Among the crucial themes in “The Color of Debt,” said Price, is the significance of geography and generations. “The report really brings home the point about how place and race intersect and how much that matters,” said Price. It also documents and highlights deep-seated racial discrimination enforced via mechanisms like housing policies that have prevented black families from accumulating and transferring wealth to their children. “Over time, when you are not able to buy that home and build up that equity, you think about the next generation, that this goes generations deep.”

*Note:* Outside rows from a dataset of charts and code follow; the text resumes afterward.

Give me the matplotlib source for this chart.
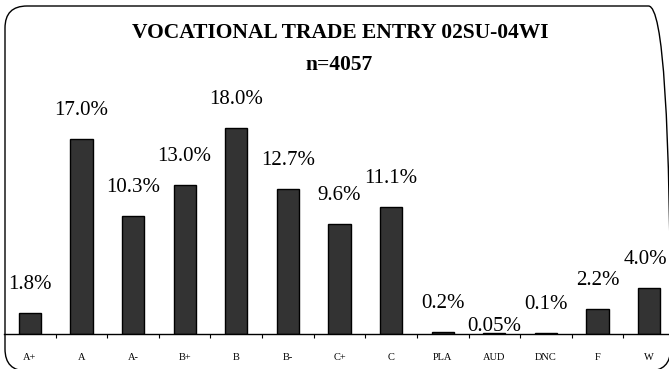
import matplotlib
matplotlib.use("Agg")
import matplotlib.pyplot as plt
from matplotlib.patches import FancyBboxPatch
from matplotlib.transforms import IdentityTransform
import numpy as np

grades = ['A+', 'A', 'A-', 'B+', 'B', 'B-', 'C+', 'C', 'PLA', 'AUD', 'DNC', 'F', 'W']
pct = [1.8, 17.0, 10.3, 13.0, 18.0, 12.7, 9.6, 11.1, 0.2, 0.05, 0.1, 2.2, 4.0]
labels = ['1.8%', '17.0%', '10.3%', '13.0%', '18.0%', '12.7%', '9.6%', '11.1%',
          '0.2%', '0.05%', '0.1%', '2.2%', '4.0%']

title = 'VOCATIONAL TRADE ENTRY 02SU-04WI'
subtitle = 'n=4057'

plt.rcParams['font.family'] = ['Liberation Serif', 'DejaVu Serif']

W, H = 669, 369
fig = plt.figure(figsize=(W / 100, H / 100), dpi=100)

# plot area in pixels: x 4..675 (runs past the right edge), baseline at y=334
ax = fig.add_axes([4 / W, 35 / H, 671 / W, 229 / H])
x = np.arange(len(grades))
ax.bar(x, pct, width=0.43, color='#333333', edgecolor='black', linewidth=1.0)

for xi, v, lab in zip(x, pct, labels):
    dx, dy = 0, 17.3
    if lab == '0.05%':
        dy = 1.5    # this one sits right on the axis
    if xi == len(grades) - 1:
        dx = -2.5   # keep the last label inside the frame
    ax.annotate(lab, (xi, v), xytext=(dx, dy), textcoords='offset points',
                ha='center', va='baseline', fontsize=15, color='black')

ax.set_xlim(-0.5, len(grades) - 0.5)
ax.set_ylim(0, 20)
ax.set_yticks([])
for s in ['left', 'right', 'top']:
    ax.spines[s].set_visible(False)
ax.spines['bottom'].set_linewidth(1.0)

ax.set_xticks(x)
ax.set_xticklabels(grades, fontsize=7.5)
ax.tick_params(axis='x', which='major', length=0, pad=13.5)
ax.set_xticks(x[:-1] + 0.5, minor=True)
ax.tick_params(axis='x', which='minor', length=3, width=0.8, direction='out')

fig.text(340 / W, 1 - 38 / H, title, ha='center', va='baseline',
         fontsize=15.5, fontweight='bold')
fig.text(339 / W, 1 - 70 / H, subtitle, ha='center', va='baseline',
         fontsize=15.5, fontweight='bold')

# rounded frame around the whole chart (right and bottom edges run off the image)
frame = FancyBboxPatch((5, H - 371), 665.5, 365,
                       boxstyle='round,pad=0,rounding_size=22',
                       transform=IdentityTransform(), fill=False,
                       edgecolor='black', linewidth=1.0)
fig.patches.append(frame)

fig.savefig('out.png', dpi=100)
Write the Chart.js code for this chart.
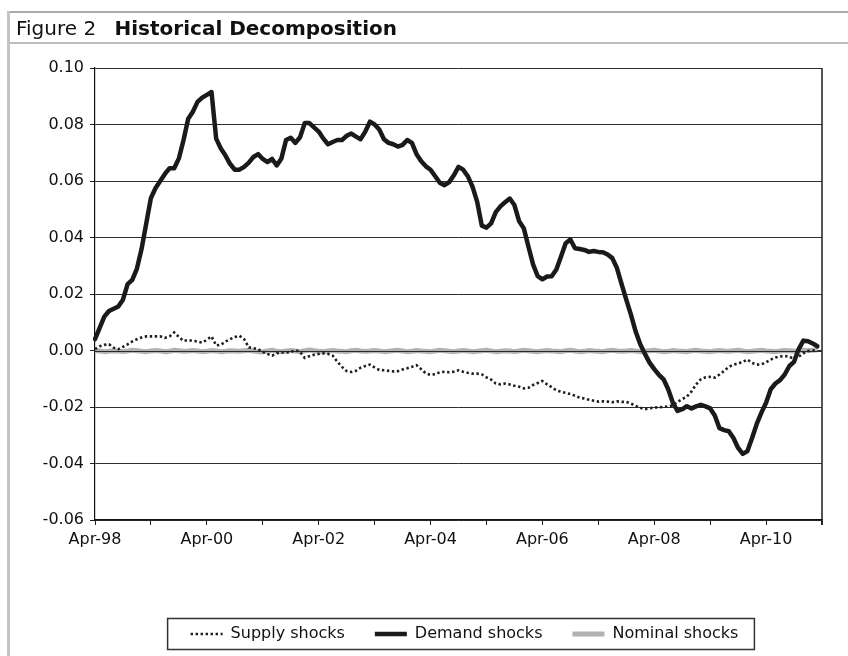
<!DOCTYPE html>
<html>
<head>
<meta charset="utf-8">
<script src="https://cdn.jsdelivr.net/npm/chart.js@4.4.1/dist/chart.umd.min.js"></script>
<style>
  html, body { margin:0; padding:0; background:#fff; width:848px; height:656px; overflow:hidden; }
  #wrap { position:relative; width:848px; height:656px; overflow:hidden; }
  .ln { position:absolute; }
  #title { position:absolute; left:16px; top:18px; line-height:20px; font-family:"DejaVu Sans"; font-size:20px; color:#111; white-space:nowrap; }
  #title b { margin-left:12px; }
  canvas { position:absolute; left:0; top:0; }
</style>
</head>
<body>
<div id="wrap">
  <canvas id="c" width="848" height="652"></canvas>
  <div class="ln" style="left:7px;top:11px;width:841px;height:2px;background:#a9a9a9"></div>
  <div class="ln" style="left:7px;top:42px;width:841px;height:2px;background:#bdbdbd"></div>
  <div class="ln" style="left:7px;top:11px;width:3px;height:645px;background:#c4c4c4"></div>
  <div id="title">Figure 2 <b>Historical Decomposition</b></div>
</div>
<script>
// ---- data ----
const MONTH_NAMES = ['Jan','Feb','Mar','Apr','May','Jun','Jul','Aug','Sep','Oct','Nov','Dec'];
const START_YEAR = 1998, START_MONTH = 3, N_CATEGORIES = 157; // Apr-98 .. Apr-11
const categories = [];
for (let k = 0; k < N_CATEGORIES; k++) {
  const m = START_MONTH + k;
  categories.push(MONTH_NAMES[m % 12] + '-' + String((START_YEAR + Math.floor(m / 12)) % 100).padStart(2, '0'));
}
const tickLabels = ['Apr-98','Apr-00','Apr-02','Apr-04','Apr-06','Apr-08','Apr-10'];

const supplyShocks = [
  0.0005, 0.0015, 0.002, 0.0022, 0.001, 0.0005, 0.0013, 0.0022, 0.0032, 0.004, 0.0046, 0.005,
  0.005, 0.005, 0.005, 0.0045, 0.005, 0.0064, 0.0048, 0.0034, 0.0037, 0.0034, 0.0032, 0.0028,
  0.0038, 0.005, 0.0018, 0.002, 0.0032, 0.004, 0.0048, 0.0052, 0.004, 0.0011, 0.0008, 0.0005,
  -0.0005, -0.0012, -0.0018, -0.001, -0.0007, -0.0007, -0.0005, 0.0001, -0.0005, -0.0026, -0.002, -0.0015,
  -0.0012, -0.001, -0.0012, -0.0018, -0.004, -0.0058, -0.0073, -0.0076, -0.0072, -0.0061, -0.0055, -0.005,
  -0.006, -0.0069, -0.007, -0.0072, -0.0074, -0.0073, -0.0067, -0.0063, -0.0058, -0.0052, -0.0066, -0.0081,
  -0.0086, -0.0084, -0.0077, -0.0075, -0.0077, -0.0075, -0.007, -0.0075, -0.0079, -0.0082, -0.0082, -0.0085,
  -0.0095, -0.0103, -0.0117, -0.012, -0.0117, -0.012, -0.0125, -0.0128, -0.0134, -0.0132, -0.0122, -0.0115,
  -0.0108, -0.012, -0.013, -0.0141, -0.0146, -0.015, -0.0154, -0.016, -0.0167, -0.017, -0.0174, -0.0178,
  -0.0181, -0.018, -0.0181, -0.0183, -0.018, -0.0182, -0.0182, -0.0188, -0.0196, -0.0203, -0.0208, -0.0205,
  -0.0202, -0.0201, -0.02, -0.0198, -0.0194, -0.0182, -0.0172, -0.0163, -0.0145, -0.012, -0.0102, -0.0095,
  -0.0093, -0.0096, -0.0085, -0.0072, -0.0058, -0.005, -0.0046, -0.004, -0.0032, -0.0044, -0.005, -0.0049,
  -0.0042, -0.0032, -0.0025, -0.0021, -0.0019, -0.0022, -0.003, -0.0022, -0.001, -0.0002, 0.0, 0.0002
];

const demandShocks = [
  0.004, 0.008, 0.012, 0.014, 0.0148, 0.0156, 0.018, 0.0235, 0.025, 0.029, 0.036, 0.045,
  0.054, 0.0575, 0.060, 0.0625, 0.0645, 0.0645, 0.068, 0.0745, 0.082, 0.0845, 0.088, 0.0895,
  0.0905, 0.0915, 0.075, 0.0715, 0.069, 0.066, 0.064, 0.064, 0.065, 0.0665, 0.0685, 0.0695,
  0.0678, 0.0667, 0.0678, 0.0655, 0.068, 0.0745, 0.0753, 0.0735, 0.0755, 0.0805, 0.0805, 0.079,
  0.0775, 0.075, 0.073, 0.0738, 0.0745, 0.0745, 0.076, 0.0768, 0.0757, 0.0748, 0.0775, 0.081,
  0.080, 0.0782, 0.0748, 0.0735, 0.073, 0.0722, 0.0728, 0.0745, 0.0735, 0.0695, 0.067, 0.0652,
  0.064, 0.0617, 0.0594, 0.0585, 0.0596, 0.062, 0.065, 0.064, 0.0617, 0.058, 0.0527, 0.0442,
  0.0435, 0.045, 0.049, 0.051, 0.0525, 0.0538, 0.0515, 0.0458, 0.0433, 0.0368, 0.0305, 0.0263,
  0.0252, 0.0262, 0.0263, 0.0287, 0.0333, 0.038, 0.0393, 0.0362, 0.0359, 0.0356, 0.0349, 0.0352,
  0.0349, 0.0348, 0.034, 0.0327, 0.0292, 0.0235, 0.018, 0.0127, 0.0068, 0.0022, -0.0012, -0.0043,
  -0.0066, -0.0086, -0.0102, -0.0137, -0.0185, -0.0214, -0.0208, -0.0197, -0.0205, -0.0198, -0.0192, -0.0198,
  -0.0205, -0.023, -0.0275, -0.0282, -0.0286, -0.031, -0.0345, -0.0366, -0.0356, -0.031, -0.026, -0.022,
  -0.0185, -0.0137, -0.0117, -0.0105, -0.0085, -0.0055, -0.004, 0.0005, 0.0035, 0.0033, 0.0025, 0.0015
];

const nominalShocks = [
  0, -0.0002, -0.0004, -0.0003, -0.0001, -0.0002, -0.0004, -0.0002, 0.0001, -0.0001, -0.0003, -0.0004,
  -0.0002, 0, -0.0002, -0.0004, -0.0003, 0.0001, -0.0001, -0.0003, -0.0002, 0, -0.0002, -0.0004,
  -0.0003, 0, -0.0002, -0.0004, -0.0003, -0.0001, -0.0002, -0.0003, -0.0001, 0.0001, -0.0002, -0.0004,
  -0.0005, -0.0002, 0.0001, -0.0003, -0.0004, -0.0002, 0, -0.0002, -0.0004, -0.0001, 0.0002, -0.0001,
  -0.0003, -0.0004, -0.0002, 0, -0.0002, -0.0003, -0.0004, -0.0001, 0.0001, -0.0002, -0.0003, -0.0002,
  0, -0.0002, -0.0004, -0.0003, -0.0001, 0.0001, -0.0002, -0.0004, -0.0003, 0, -0.0002, -0.0003,
  -0.0004, -0.0002, 0.0001, -0.0001, -0.0003, -0.0004, -0.0002, 0, -0.0002, -0.0004, -0.0003, -0.0001,
  0.0001, -0.0002, -0.0004, -0.0003, -0.0001, -0.0002, -0.0004, -0.0002, 0.0001, -0.0001, -0.0003, -0.0004,
  -0.0002, 0, -0.0002, -0.0003, -0.0004, -0.0001, 0.0001, -0.0002, -0.0004, -0.0003, 0, -0.0002,
  -0.0003, -0.0004, -0.0001, 0.0001, -0.0002, -0.0003, -0.0002, 0, -0.0002, -0.0004, -0.0003, -0.0001,
  0.0001, -0.0002, -0.0004, -0.0003, 0, -0.0002, -0.0003, -0.0004, -0.0001, 0.0001, -0.0002, -0.0003,
  -0.0004, -0.0002, 0, -0.0002, -0.0003, -0.0001, 0.0001, -0.0002, -0.0004, -0.0003, -0.0001, 0.0001,
  -0.0002, -0.0003, -0.0004, -0.0002, 0, -0.0001, -0.0003, -0.0002, 0.0001, 0, 0.0001, 0.0002
];

// ---- plugins ----
const zeroLinePlugin = {
  id: 'zeroLine',
  afterDatasetDraw(chart, args) {
    if (args.index !== 2) return;
    const {ctx, chartArea} = chart;
    const y = Math.round(chart.scales.y.getPixelForValue(0)) + 0.5;
    ctx.save();
    ctx.strokeStyle = '#2a2a2a';
    ctx.lineWidth = 1.2;
    ctx.beginPath();
    ctx.moveTo(chartArea.left, y);
    ctx.lineTo(chartArea.right, y);
    ctx.stroke();
    ctx.restore();
  }
};
const legendFramePlugin = {
  id: 'legendFrame',
  afterLayout(chart) {
    // nudge the legend block slightly right, as in the original figure
    if (chart.legend) { chart.legend.left += 6; chart.legend.right += 6; }
  },
  afterDraw(chart) {
    const lg = chart.legend;
    if (!lg || !lg.legendHitBoxes || !lg.legendHitBoxes.length) return;
    const hb = lg.legendHitBoxes;
    const first = hb[0], last = hb[hb.length - 1];
    const cy = first.top + first.height / 2;
    const ctx = chart.ctx;
    ctx.save();
    ctx.strokeStyle = '#333';
    ctx.lineWidth = 1.5;
    ctx.strokeRect(first.left - 23, cy - 15.5, (last.left + last.width + 16) - (first.left - 23), 31);
    ctx.restore();
  }
};

const FONT = { family: 'DejaVu Sans', size: 16 };

new Chart(document.getElementById('c'), {
  type: 'line',
  data: {
    labels: categories,
    datasets: [
      { label: 'Supply shocks', data: supplyShocks, borderColor: '#1e1e1e', borderWidth: 2.6,
        borderDash: [2.4, 2.6], pointRadius: 0, pointStyle: 'line', tension: 0, fill: false },
      { label: 'Demand shocks', data: demandShocks, borderColor: '#1a1a1a', borderWidth: 4.5,
        pointRadius: 0, pointStyle: 'line', tension: 0, fill: false, borderJoinStyle: 'round', borderCapStyle: 'round' },
      { label: 'Nominal shocks', data: nominalShocks, borderColor: '#b2b2b2', borderWidth: 5,
        pointRadius: 0, pointStyle: 'line', tension: 0, fill: false, borderJoinStyle: 'round' }
    ]
  },
  options: {
    responsive: false,
    animation: false,
    events: [],
    layout: { padding: { top: 68, left: 10, right: 26, bottom: 0 } },
    plugins: {
      title: { display: false },
      tooltip: { enabled: false },
      legend: {
        position: 'bottom',
        fullSize: false,
        labels: {
          usePointStyle: true,
          pointStyleWidth: 32,
          padding: 30,
          font: FONT,
          color: '#111',
          generateLabels(chart) {
            const items = Chart.defaults.plugins.legend.labels.generateLabels(chart);
            items.forEach(it => {
              const ds = chart.data.datasets[it.datasetIndex];
              it.lineWidth = ds.borderWidth;
              it.lineDash = ds.borderDash || [];
              it.strokeStyle = ds.borderColor;
              it.fillStyle = ds.borderColor;
              it.lineCap = 'butt';
              it.pointStyle = 'line';
            });
            return items;
          }
        }
      }
    },
    scales: {
      x: {
        type: 'category',
        offset: false,
        afterBuildTicks(axis) { axis.ticks = axis.ticks.filter(t => t.value % 12 === 0); },
        afterFit(axis) { axis.height = 76; },
        border: { display: true, color: '#111', width: 1.2 },
        grid: {
          display: true,
          drawOnChartArea: true,
          offset: false,
          color: (c) => (c.tick && c.tick.value === N_CATEGORIES - 1) ? '#555' : 'rgba(0,0,0,0)',
          lineWidth: (c) => (c.tick && c.tick.value === N_CATEGORIES - 1) ? 2 : 1,
          tickColor: '#222',
          tickLength: 5
        },
        ticks: {
          autoSkip: false,
          maxRotation: 0,
          minRotation: 0,
          padding: 5,
          font: FONT,
          color: '#111',
          callback(value) {
            const lab = categories[value];
            return tickLabels.includes(lab) ? lab : '';
          }
        }
      },
      y: {
        min: -0.06,
        max: 0.10,
        afterFit(axis) { axis.width = 85; },
        border: { display: true, color: '#111', width: 1.2 },
        grid: { color: '#2e2e2e', lineWidth: 1, tickLength: 5, tickColor: '#222' },
        ticks: {
          stepSize: 0.02,
          padding: 6,
          font: FONT,
          color: '#111',
          callback(v) { return Math.abs(v) < 1e-9 ? '0.00' : Number(v).toFixed(2); }
        }
      }
    }
  },
  plugins: [zeroLinePlugin, legendFramePlugin]
});
</script>
</body>
</html>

Federal law allows debt-collecting plaintiffs to take up to a quarter of a defendant’s paycheck, while garnishment percentages and limits on interest rates vary widely state by state. And while Kiel and Waldman’s analysis illuminates an urgent need for consumer protections when it comes to lending and debt collection, implementing structures of accountability remains an elusive challenge for lawmakers. Quick mentioned a bill that Brown introduced in July to address zombie debt and the Consumer Financial Protection Bureau’s planned national database as promising initiatives, but pointed out that “in the Banking committee, the focus has not been so far this year on consumer protection issues.” Instead, “most of the hearings that we’ve had have been focused on rolling back Dodd-Frank reforms.” Passing “legislation will be difficult, so I think to the extent that there are informal policy levers that can be looked at,” such as further empowering regulators and enforcement agencies, “those are important tools in the toolbox.”
A journalist who has reported from Ferguson and St. Louis, Jamil Smith reflected on the fact that the racial disparities in debt collection suits aren’t happening in a vacuum but against the backdrop of a broader national conversation about race that’s been unfolding over the past year. Jennings, where Henderson is mayor, borders on Ferguson. “We could just as easily have been hearing about Jennings for the last year as Ferguson,” said Kiel. Michael Brown attended school in Jennings and was fatally shot by Darren Wilson about 200 yards from the Jennings border.
Both Quick and Price acknowledged that “The Color of Debt” is a reminder of the power of storytelling. “Nothing’s very quick on the Hill,” Quick quipped, but “continuing to highlight these issues is supremely important… when it comes to the Hill, the more members who hear about it, the more they’ll continue to pay attention.” In the absence of long-term legislative change, said Price, “we also have to continue to push the discourse and dialogue around these issues.” When it comes to debt, she continued, “we have a huge narrative to overcome around personal responsibility—particularly in communities of color and how that really undermines our ability to be effective on a policy front. So we need these kinds of reports and we need these conversations to be pushed out there so they can support the policy pieces that we’re working on.”
When it comes to making real changes to policy and culture that will have a tangible impact on racial disparities in debt collection suits, said Kiel, “there are a lot of common sense fixes. It’s just a matter of it being a priority in a state house or in Congress.” Price concurred, arguing that “we’re going to have to think really big and bold about this type of inequality that has been so pervasive over the last several hundred years.” Price also identified both consumer protections and student debt as immediate problems that are “bringing down multiple generations,” and noted that “if we can make some headway and reforms there I think we’ll have an immediate impact on young people today and for young people down the line.” Improving the financial outlook for people “down the line” matters because, as Kiel described, “once a creditor gets a court judgment, this is part of someone’s life for a long time.” Judgments are typically good for 10 years, becoming “something that can provide an invisible drag” on families in communities of color. As Kiel and Waldman quote Henderson as saying in their piece, “We’re all in the same boat…it’s the black community.”